Another law in Mississippi prohibits abortion after 15 weeks, also an open violation of Roe, but without the peculiarity of the Texas one. Challenges to that law has put the constitutionality of Roe directly before the Court, which will rule on it in the fall.
In preparation for a possible overturning of Roe the 26 Republican controlled states have already prepared laws outlawing abortion.
Even if the Court doges the constitutionality of Roe to pretend it has “integrity”, the rulings it has already made mean that those 26 states have been given the green light to in fact outlaw abortion rights.
The states will be divided 26 to 24 over the issue in either case.
Republicans are extending their attacks to the rights of LGBTI people. As with the case of abortion rights, it is necessary to see how those rights — which which as in the case with the oppression of women, only partial to their liberation — were won.
In part inspired by the women’s movements’ fight for control of their own sexuality a new movement in the fight for gay and lesbian rights emerged in 1969.
The spark was a police raid on a bar that was a gathering place for gay men and lesbians, in New York City’s Greenhwich Village. With homosexuality against the law, cops would routinely raid gay and lesbian known gathering spots to beat up people for sport.
But this time those in the bar fought back in force against the cops, who were surprised, and beat them back. This victory rapidly mushroomed into a nationwide gay and lesbian rights movement, that over time grew to be a movement for other gender nonconforming people — the LGBTI movement.
That led to broader recognition that the fight against the cops in the bar included trans women, which of course was known by those who fought back at the time.
The new Republican attack is centered on a campaign to remove books on sexuality and even the existence of LGBTI people from libraries — part of a broader Republican attack on removing books about the fight for Black liberation, including on the systematic institutional racism that Black Lives Matter revealed, etc.
In just one example, in Texas, Attorney General Ken Paxton is accusing the Austin Independent School District of breaking a new Republican state law for celebrating LGBTQI pride week. In a letter, Paxton argued the district’s eighth annual pride events were considered sex education that require consent from parents, another attack on discussing sexuality in pubic.
Several district administrators have reported death threats and had their personal information posted online.
In related news, the superintendent of Texas’s Granbury Independent School District has demanded a group of librarians remove books on sexuality and gender identity. An investigation by NBC News, ProPublica and The Texas Tribune revealed leaked audio of Jeremy Glenn’s meeting with district librarians in early January.
Glen said, “I’m not saying that we’re going to be pulling all our books out or burning books or anything like that. Absolutely not. I think there is an absolute place probably for every book. It just may not be in a public school library. We’re not going to have 14-year-old girls pick up a book in our high school about sex. It ain’t gonna happen.”

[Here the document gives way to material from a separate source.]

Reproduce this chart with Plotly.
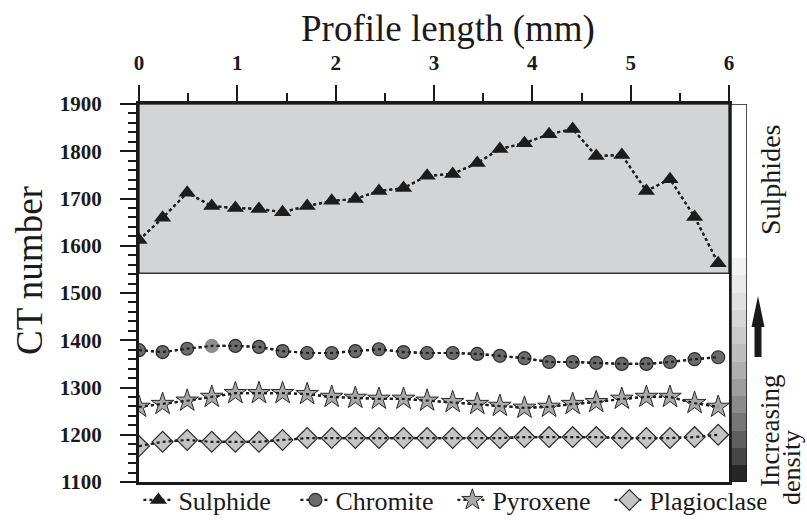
import plotly.graph_objects as go

# ---------------- data ----------------
profile_mm = [0.00, 0.24, 0.49, 0.74, 0.98, 1.22, 1.46, 1.71, 1.96, 2.20, 2.44, 2.69,
              2.93, 3.19, 3.44, 3.67, 3.92, 4.17, 4.41, 4.65, 4.91, 5.16, 5.40, 5.65, 5.89]
sulphide = [1612, 1659, 1712, 1684, 1680, 1678, 1671, 1684, 1695, 1699, 1716, 1722,
            1748, 1752, 1775, 1805, 1817, 1836, 1847, 1790, 1792, 1716, 1741, 1661, 1563]
chromite = [1379, 1375, 1382, 1388, 1388, 1386, 1377, 1373, 1373, 1377, 1381, 1375,
            1373, 1373, 1371, 1367, 1362, 1354, 1354, 1352, 1350, 1350, 1354, 1360, 1364]
pyroxene = [1259, 1265, 1272, 1280, 1288, 1288, 1288, 1286, 1280, 1278, 1276, 1276,
            1272, 1269, 1265, 1261, 1257, 1259, 1265, 1269, 1276, 1280, 1280, 1267, 1259]
plagioclase = [1176, 1185, 1189, 1185, 1185, 1185, 1189, 1193, 1193, 1193, 1193, 1193,
               1193, 1193, 1193, 1193, 1195, 1195, 1195, 1195, 1193, 1193, 1193, 1195, 1200]

x_ticks = [0, 1, 2, 3, 4, 5, 6]
y_ticks = [1100, 1200, 1300, 1400, 1500, 1600, 1700, 1800, 1900]
sulphide_zone = [1542, 1900]
density_edges = [1100, 1136, 1173, 1209, 1246, 1282, 1319, 1355, 1392, 1428, 1465,
                 1501, 1538, 1574, 1900]
density_level = [0, 1, 2, 3, 4, 5, 6, 7, 8, 9, 10, 11, 12, 13]

# ---------------- styling ----------------
FONT = "Liberation Serif"
INK = "#1a1a1a"
W, H = 807, 522
L, R, T, B = 139, 60, 104, 40
PW, PH = W - L - R, H - T - B


def px(xp):
    return (xp - L) / PW


def py(yp):
    return (H - B - yp) / PH


density_colors = ['#262626', '#474747', '#5f5f5f', '#767676', '#8b8b8b', '#9e9e9e',
                  '#afafaf', '#bebebe', '#cbcbcb', '#d6d6d6', '#e0e0e0', '#e9e9e9',
                  '#f2f2f2', '#ffffff']
n = len(density_colors) - 1
colorscale = [[i / n, c] for i, c in enumerate(density_colors)]

chromite_colors = ['#6b6b6b'] * len(chromite)
chromite_colors[3] = '#8c8c8c'
chromite_lines = ['#2a2a2a'] * len(chromite)
chromite_lines[3] = '#8c8c8c'

series = [
    ("Sulphide", sulphide, dict(symbol="triangle-up", size=15, color="#1c1c1c",
                                line=dict(width=0))),
    ("Chromite", chromite, dict(symbol="circle", size=13, color=chromite_colors,
                                line=dict(color=chromite_lines, width=1.2))),
    ("Pyroxene", pyroxene, dict(symbol="star", size=17, color="#a9a9a9",
                                line=dict(color="#2a2a2a", width=1))),
    ("Plagioclase", plagioclase, dict(symbol="diamond", size=16, color="#c4c4c4",
                                      line=dict(color="#2a2a2a", width=1.2))),
]

fig = go.Figure()

# density scale bar on the right
fig.add_trace(go.Heatmap(
    x=[0, 1], y=density_edges, z=[[v] for v in density_level],
    colorscale=colorscale, zmin=0, zmax=n, showscale=False,
    xaxis="x2", yaxis="y", hoverinfo="skip"))

for name, vals, marker in series:
    fig.add_trace(go.Scatter(
        x=profile_mm, y=vals, name=name, mode="lines+markers",
        line=dict(color="#1e1e1e", width=2.2, dash="dot"),
        marker=marker, cliponaxis=True, legendgroup=name))
    fig.add_trace(go.Scatter(
        x=profile_mm, y=vals, mode="lines", showlegend=False,
        line=dict(color="#1e1e1e", width=2.2, dash="dot"),
        hoverinfo="skip", legendgroup=name))

axis_common = dict(
    showline=True, linewidth=3, linecolor=INK, mirror=True,
    ticks="outside", ticklen=16, tickwidth=2, tickcolor=INK,
    showgrid=False, zeroline=False,
    tickfont=dict(family=FONT, size=21, color=INK, weight="bold"),
)

fig.update_layout(
    width=W, height=H,
    margin=dict(l=L, r=R, t=T, b=B, autoexpand=False),
    paper_bgcolor="white", plot_bgcolor="white",
    font=dict(family=FONT, color=INK),
    xaxis=dict(domain=[0, px(729)], range=[0, 6], side="top", anchor="y",
               tickvals=x_ticks, ticklabelstandoff=7,
               minor=dict(dtick=0.5, ticks="outside", ticklen=8, tickwidth=1.5,
                          tickcolor=INK),
               **axis_common),
    yaxis=dict(domain=[0, 1], range=[1100, 1900], anchor="x",
               tickvals=y_ticks, ticklabelstandoff=14,
               minor=dict(dtick=20, ticks="outside", ticklen=8, tickwidth=1.5,
                          tickcolor=INK),
               **axis_common),
    xaxis2=dict(domain=[px(731), px(747)], range=[0, 1], anchor="y",
                showticklabels=False, ticks="", showgrid=False, zeroline=False,
                showline=False),
    showlegend=True,
    legend=dict(orientation="h", x=-0.001, xanchor="left", y=py(500),
                yanchor="middle", font=dict(family=FONT, size=26, color=INK),
                bgcolor="rgba(0,0,0,0)", itemwidth=30, tracegroupgap=0,
                entrywidth=112, entrywidthmode="pixels"),
)

# shaded sulphide zone
fig.add_shape(type="rect", xref="x", yref="y", x0=0, x1=6,
              y0=sulphide_zone[0], y1=sulphide_zone[1],
              fillcolor="#d3d4d6", line=dict(color="#333333", width=1.5),
              layer="below")
# border of density bar
fig.add_shape(type="rect", xref="x2", yref="y", x0=0, x1=1, y0=1100, y1=1900,
              line=dict(color=INK, width=1.5))

# arrow
tip, head, base = 296, 327, 357
cx = 758
path = (f"M {px(cx)} {py(tip)} L {px(cx + 6.5)} {py(head)} L {px(cx + 3.5)} {py(head)} "
        f"L {px(cx + 3.5)} {py(base)} L {px(cx - 3.5)} {py(base)} L {px(cx - 3.5)} {py(head)} "
        f"L {px(cx - 6.5)} {py(head)} Z")
fig.add_shape(type="path", xref="paper", yref="paper", path=path,
              fillcolor=INK, line=dict(width=0))

annots = [
    dict(text="Profile length (mm)", x=px(448), y=py(29), size=37, angle=0),
    dict(text="CT number", x=px(29), y=py(271), size=37, angle=-90),
    dict(text="Sulphides", x=px(770), y=py(180), size=28, angle=-90),
    dict(text="Increasing", x=px(770), y=py(431), size=27, angle=-90),
    dict(text="density", x=px(791), y=py(468), size=26, angle=-90),
]
for a in annots:
    fig.add_annotation(text=a["text"], x=a["x"], y=a["y"], xref="paper", yref="paper",
                       xanchor="center", yanchor="middle", showarrow=False,
                       textangle=a["angle"],
                       font=dict(family=FONT, size=a["size"], color=INK))

fig.write_html("out.html")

The Republican new line of attack on sexual freedom has been raised by Supreme Court Justice Amy Barrett. She has raised she would be open to state’s challenging laws permitting contraception, and some Republicans in state legislatures are considering it. This would challenge rights going back to way before the “Sixties”.
The fight for the right to contraception began in the 1920s.
The background of the fight for abortion rights and these related issues posts the way forward against the Republican assault today.
That is mass action.
With no radicalization like in the “Sixties”, and a retreat of most struggles since 2020, this is an uphill battle. The retreat has been marked by reliance on the Democratic Party, whose establishment has marginalized its “progressive” wing, and is moving rapidly to the right.
But this is a necessary battle, even if now a small minority position.